Der ukrainische Journalist Stanislaw Assjejew beschreibt in seinem 2021 erschienen Buch „Heller Weg – Geschichte eines Konzentrationslagers im Donbass 2017-2019“ seine Erlebnisse in dem Donezker Foltergefängnis „Isolation“. Ein erschütterndes Buch. Meine Rezension:
Lange habe ich mich vor der Lektüre gedrückt, da ich ja ahnte, was er dort erzählen wird. Trotzdem ist es wichtig, davon zu erfahren, was dort in Donezk los ist. Assjejew ist wegen einer Kleinigkeit ins Gefängnis gekommen, er hatte die „Volksrepublik Donezk“ in Anführungsstrichen geschrieben. In einer umfunktionierten Fabrikhalle lebt er nun insgesamt 28 Jahre in Gefängniszellen mit mehreren immer wieder wechselnden Mithäftlingen, darunter echte Schwerverbrecher, die schon Jahrzehnte hinter Gitter sind.
Immer wieder schreibt er seine Impressionen auf, später werden sie ihm wieder weggenommen. Deshalb lernt er die Texte zum Teil auswendig, um sie dann später aus dem Gedächtnis zu rekonstruieren. Er berichtet von der Folter, die jeden Häftling trifft, von Vergewaltigungen der Frauen. Die Schreie sind auch in seiner Gefängniszelle zu hören, so dass das Einschlafen schwerfällt. Aber irgendwann gewöhnt man sich daran, und es kümmert einen nicht mehr. Ein neu hinzugekommener Häftling war dann sehr erstaunt, wie Assjejew so ruhig bleiben konnte. In einem Kapitel beschreibt Assjejew Depressionen und Suizidgedanken, die jeden Häftling treffen. Denn es geht den Wärtern – vor allem der Leiter mit dem Namen Palytsch wird als besonders sadistisch beschrieben – nicht nur darum, den Gefangenen physische Gewalt anzutun, sondern auch psychische.

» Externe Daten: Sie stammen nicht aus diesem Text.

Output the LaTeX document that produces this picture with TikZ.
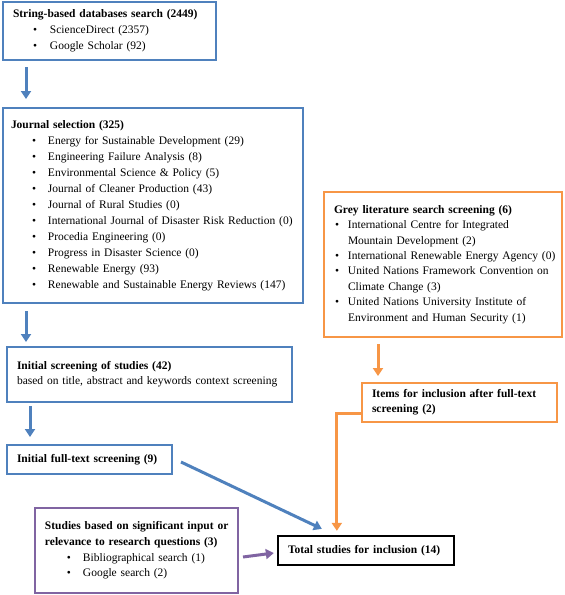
\documentclass[tikz,border=0pt]{standalone}
\usepackage{fontspec}
\setmainfont{Liberation Serif}
\usetikzlibrary{arrows.meta}
\definecolor{flowblue}{RGB}{79,129,189}
\definecolor{flowgold}{RGB}{247,150,70}
\definecolor{flowviolet}{RGB}{128,100,162}
\newcommand{\head}[1]{\mbox{\bfseries #1}}
\newcommand{\bitem}[3]{\mbox{\hspace*{#1}\makebox[#2][l]{\textbullet}#3}}

\begin{document}
\begin{tikzpicture}[x=1pt,y=-1pt,
  box/.style={line width=2pt,fill=white,align=left,inner xsep=10pt,inner ysep=0pt,font=\fontsize{11.5}{16}\selectfont},
  bluebox/.style={box,draw=flowblue},
  goldbox/.style={box,draw=flowgold,font=\fontsize{11.5}{15.4}\selectfont},
  violetbox/.style={box,draw=flowviolet,font=\fontsize{11.5}{15.6}\selectfont},
  finalbox/.style={box,draw=black,line width=2.3pt},
  arr/.style={-{Triangle[length=8pt,width=10pt]},line width=3pt},
  bluearr/.style={arr,flowblue},
  goldarr/.style={arr,flowgold},
  violetarr/.style={arr,flowviolet}
]
\useasboundingbox (0,0) rectangle (565,595);
\node[bluebox,text width=193pt,minimum height=58pt] (search) at (109.5,31) {\head{String-based databases search (2449)}\\
  \bitem{20pt}{17pt}{ScienceDirect (2357)}\\
  \bitem{20pt}{17pt}{Google Scholar (92)}};
\node[bluebox,inner xsep=8pt,text width=284pt,minimum height=195pt] (journal) at (153,205.5) {\head{Journal selection (325)}\\
  \bitem{21pt}{16pt}{Energy for Sustainable Development (29)}\\
  \bitem{21pt}{16pt}{Engineering Failure Analysis (8)}\\
  \bitem{21pt}{16pt}{Environmental Science \& Policy (5)}\\
  \bitem{21pt}{16pt}{Journal of Cleaner Production (43)}\\
  \bitem{21pt}{16pt}{Journal of Rural Studies (0)}\\
  \bitem{21pt}{16pt}{International Journal of Disaster Risk Reduction (0)}\\
  \bitem{21pt}{16pt}{Procedia Engineering (0)}\\
  \bitem{21pt}{16pt}{Progress in Disaster Science (0)}\\
  \bitem{21pt}{16pt}{Renewable Energy (93)}\\
  \bitem{21pt}{16pt}{Renewable and Sustainable Energy Reviews (147)}};
\node[bluebox,font=\fontsize{11.5}{15}\selectfont,text width=265pt,minimum height=55pt] (initial) at (149.5,374.5) {\head{Initial screening of studies (42)}\\
  \mbox{based on title, abstract and keywords context screening}};
\node[bluebox,text width=145pt,minimum height=29pt] (fulltext) at (89.5,459.5) {\head{Initial full-text screening (9)}};
\node[goldbox,text width=218pt,minimum height=145pt] (grey) at (443,264.5) {\head{Grey literature search screening (6)}\\
  \bitem{1pt}{13pt}{International Centre for Integrated}\\
  \hspace*{14pt}Mountain Development (2)\\
  \bitem{1pt}{13pt}{International Renewable Energy Agency (0)}\\
  \bitem{1pt}{13pt}{United Nations Framework Convention on}\\
  \hspace*{14pt}Climate Change (3)\\
  \bitem{1pt}{13pt}{United Nations University Institute of}\\
  \hspace*{14pt}Environment and Human Security (1)};
\node[goldbox,font=\fontsize{11.5}{15}\selectfont,text width=175pt,minimum height=39pt] (items) at (459.5,402.5) {\head{Items for inclusion after full-text}\\
  \head{screening (2)}};
\node[violetbox,text width=183pt,minimum height=85pt] (extra) at (136.5,550.5) {\head{Studies based on significant input or}\\
  \head{relevance to research questions (3)}\\
  \bitem{22pt}{16pt}{Bibliographical search (1)}\\
  \bitem{22pt}{16pt}{Google search (2)}};
\node[finalbox,text width=156pt,minimum height=29pt] (total) at (366,550.5) {\head{Total studies for inclusion (14)}};
% connectors
\draw[bluearr] ([xshift=24pt,yshift=-6pt]search.south west) -- ([xshift=24pt,yshift=8pt]journal.north west);
\draw[bluearr] ([xshift=24pt,yshift=-7pt]journal.south west) -- ([xshift=20pt,yshift=4pt]initial.north west);
\draw[bluearr] ([xshift=24pt,yshift=-3pt]initial.south west) -- ([xshift=24pt,yshift=7pt]fulltext.north west);
\draw[bluearr] ([xshift=8pt,yshift=-2.5pt]fulltext.east) -- ([xshift=45pt,yshift=6pt]total.north west);
\draw[goldarr] ([xshift=55pt,yshift=-6pt]grey.south west) -- ([xshift=17pt,yshift=6pt]items.north west);
\draw[goldarr] ([yshift=10pt]items.south west) -| ([xshift=60pt,yshift=4pt]total.north west);
\draw[violetarr] ([xshift=4pt,yshift=-6.5pt]extra.east) -- ([xshift=-3pt,yshift=-2.5pt]total.west);
\end{tikzpicture}
\end{document}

So dürfen die Gefangenen nicht aus dem Fenster sehen (das ohnehin mit weißer Farbe bestrichen ist und somit keinen Blick nach draußen erlaubt), sie dürfen nicht auf die „Futterlucke“, ein Fensterchen an der Tür, durch das das Essen gereicht wird, sehen, die dürfen nicht auf die Videokameras sehen, sie dürfen sich sogar nicht unterhalten. Das sehen die Wärter über die Kameras. Reden sie doch miteinander, kommen die Wärter und verprügeln die Gefangenen. Das Ausharren in der Zelle mit kaum Essen und Trinken und keiner Betätigung führt dazu, dass die Gefangenen lieber die harte Arbeit draußen vorziehen. Damit sind die wenigstens an der frischen Luft.

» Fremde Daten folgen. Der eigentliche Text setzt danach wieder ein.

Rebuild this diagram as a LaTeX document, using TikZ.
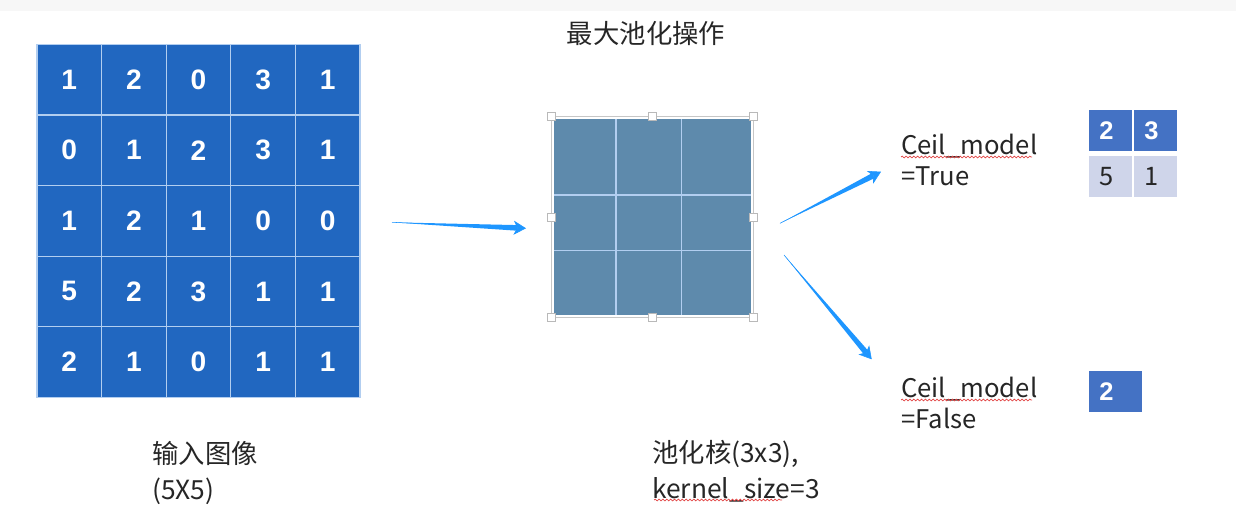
\documentclass[tikz,border=0pt]{standalone}
\usepackage{fontspec}
\setmainfont{Noto Sans CJK SC}
\newfontfamily\digitfont{Liberation Sans}
\usetikzlibrary{arrows.meta,calc,decorations.pathmorphing}
\definecolor{cellblue}{RGB}{33,103,192}
\definecolor{gridline}{RGB}{178,206,240}
\definecolor{kernelblue}{RGB}{94,138,172}
\definecolor{outblue}{RGB}{68,114,196}
\definecolor{outlight}{RGB}{207,213,234}
\definecolor{arrowblue}{RGB}{30,150,255}
\definecolor{squiggle}{RGB}{225,70,70}

\begin{document}
\begin{tikzpicture}[x=0.02cm, y=-0.02cm]
	\tikzstyle{cell}=[rectangle, fill=cellblue, draw=gridline, line width=0.7pt, minimum width=1.292cm, minimum height=1.411cm, text=white, font=\digitfont\bfseries\fontsize{16}{18}\selectfont]
	\tikzstyle{handle}=[rectangle, fill=white, draw=gray!55, line width=0.4pt, minimum size=0.16cm, inner sep=0]
	\tikzstyle{outcell}=[rectangle, minimum width=0.866cm, minimum height=0.82cm, inner sep=0, text width=0.456cm, align=left]
	\tikzstyle{outtop}=[outcell, fill=outblue, text=white, font=\digitfont\bfseries\fontsize{14.5}{17}\selectfont]
	\tikzstyle{outlow}=[outcell, fill=outlight, text=black!85, font=\fontsize{14.5}{17}\selectfont]
	\tikzstyle{lbl}=[anchor=north west, inner sep=0, align=left, text=black!85, font=\fontsize{14.6}{17.6}\selectfont]
	\tikzstyle{caption}=[anchor=north west, inner sep=0, align=left, text=black!85, font=\fontsize{15}{20.5}\selectfont]
	\tikzstyle{wavy}=[squiggle, line width=0.4pt, decorate, decoration={snake, amplitude=0.5pt, segment length=2.2pt}]

	\useasboundingbox (0,0) rectangle (1236,523);
	\fill[black!3] (0,0) rectangle (1236,11);

	% input image 5x5
	\foreach \row [count=\j from 0] in {{1,2,0,3,1},{0,1,2,3,1},{1,2,1,0,0},{5,2,3,1,1},{2,1,0,1,1}}
		\foreach \v [count=\i from 0] in \row
			\node[cell] (in-\j-\i) at ({37+64.6*(\i+0.5)}, {44.5+70.55*(\j+0.5)}) {\v};

	% pooling kernel 3x3
	\draw node at (652.4, 217.2) [rectangle, fill=kernelblue, minimum width=3.934cm, minimum height=3.914cm] (kernel) {};
	\draw[gridline, line width=0.8pt] (616, 119.3) -- (616, 315);
	\draw[gridline, line width=0.8pt] (681.7, 119.3) -- (681.7, 315);
	\draw[gridline, line width=0.8pt] (554, 195) -- (750.7, 195);
	\draw[gridline, line width=0.8pt] (554, 250.7) -- (750.7, 250.7);
	\draw node at (652.4, 216.9) [rectangle, draw=gray!45, line width=0.6pt, minimum width=4.026cm, minimum height=4.006cm] (sel) {};
	\foreach \a in {north west, north, north east, east, south east, south, south west, west}
		\node[handle] at (sel.\a) {};

	% outputs
	\draw node at (1110.7, 130.5) [outtop] (t11) {2};
	\draw node at (1155.7, 130.5) [outtop] (t12) {3};
	\draw node at (1110.7, 176.7) [outlow] (t21) {5};
	\draw node at (1155.7, 176.7) [outlow] (t22) {1};
	\draw node at (1115.7, 391.2) [outtop, minimum width=1.066cm, text width=0.656cm] (f11) {2};

	% texts
	\draw node at (646, 33.4) [text=black!85, font=\fontsize{15}{18}\selectfont] (title) {最大池化操作};
	\draw node at (901, 134) [lbl] (ceilT) {Ceil\_model\\=True};
	\draw node at (901, 377) [lbl] (ceilF) {Ceil\_model\\=False};
	\draw node at (152, 441) [caption] (incap) {输入图像\\(5X5)};
	\draw node at (652, 440) [caption] (kcap) {池化核(3x3),\\kernel\_size=3};
	\draw[wavy] (901, 157) -- (1032, 157);
	\draw[wavy] (901, 400) -- (1032, 400);
	\draw[wavy] (654, 500) -- (782, 500);

	% arrows
	\coordinate (a1s) at (392, 222.3);
	\coordinate (a1e) at (526, 228.3);
	\coordinate (a2s) at (780, 223.3);
	\coordinate (a2e) at (881, 171.7);
	\coordinate (a3s) at (784, 255);
	\coordinate (a3e) at (871.7, 359.3);
	\foreach \s/\e in {a1s/a1e, a2s/a2e, a3s/a3e} {
		\coordinate (hb) at ($(\e)!5pt!(\s)$);
		\fill[arrowblue] (\s) -- ($(hb)!1.6pt!90:(\s)$) -- ($(hb)!1.6pt!-90:(\s)$) -- cycle;
		\draw [arrowblue, line width=0.3pt, -{Stealth[length=7pt, width=8pt, inset=2pt]}] (\s) -- (\e);
	}
\end{tikzpicture}
\end{document}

Assjejew beschreibt auch seine Gespräche mit den Gefangenen. Im Gefängnis gelten die Ponjatija, Verhaltensregeln unter Kriminellen. Wirklich anfreunden wird sich Assjejew mit niemandem. Das liegt auch daran, da die Wärter die Gefangenen bewusst immer wieder in andere Zellen stecken, damit sich keine Gruppen bilden können, die den Wärtern gefährlich werden können. Einem Mithäftling gelingt die Flucht. Assjejew ist der Einzige, dem er davon erzählt, was den Autor sehr wütend macht. Denn wenn er flieht, wird er befragt und gefoltert werden. So kommt es dann auch.
Am Ende des Buches beschreibt Assjejew seine ersten Monate in Freiheit. Der Tipp eines anderen Gefangenen an ihn war, nicht sofort wieder unter Menschen zu gehen. Und er behielt recht: Wenn man jahrelang in einem kleinen Zellenraum sitzt, nie das Tageslicht sieht, nie mit jemandem spricht, ist für einen Menschen die reale Welt draußen erstmal zu viel. Assjejew berichtet auch von Rachegedanken, die er gegenüber den Wärtern auch noch nach seiner Freilassung hegt.
Mit diesem Buch hat Assjejew ein erschütterndes Werk über die Abgründe der „Russki mir“ in der Ostukraine vorgelegt. Es ist keine einfache Lektüre, aber wirklich wichtig, um zu verstehen, was es bedeutet, unter russischer Okkupation zu leben.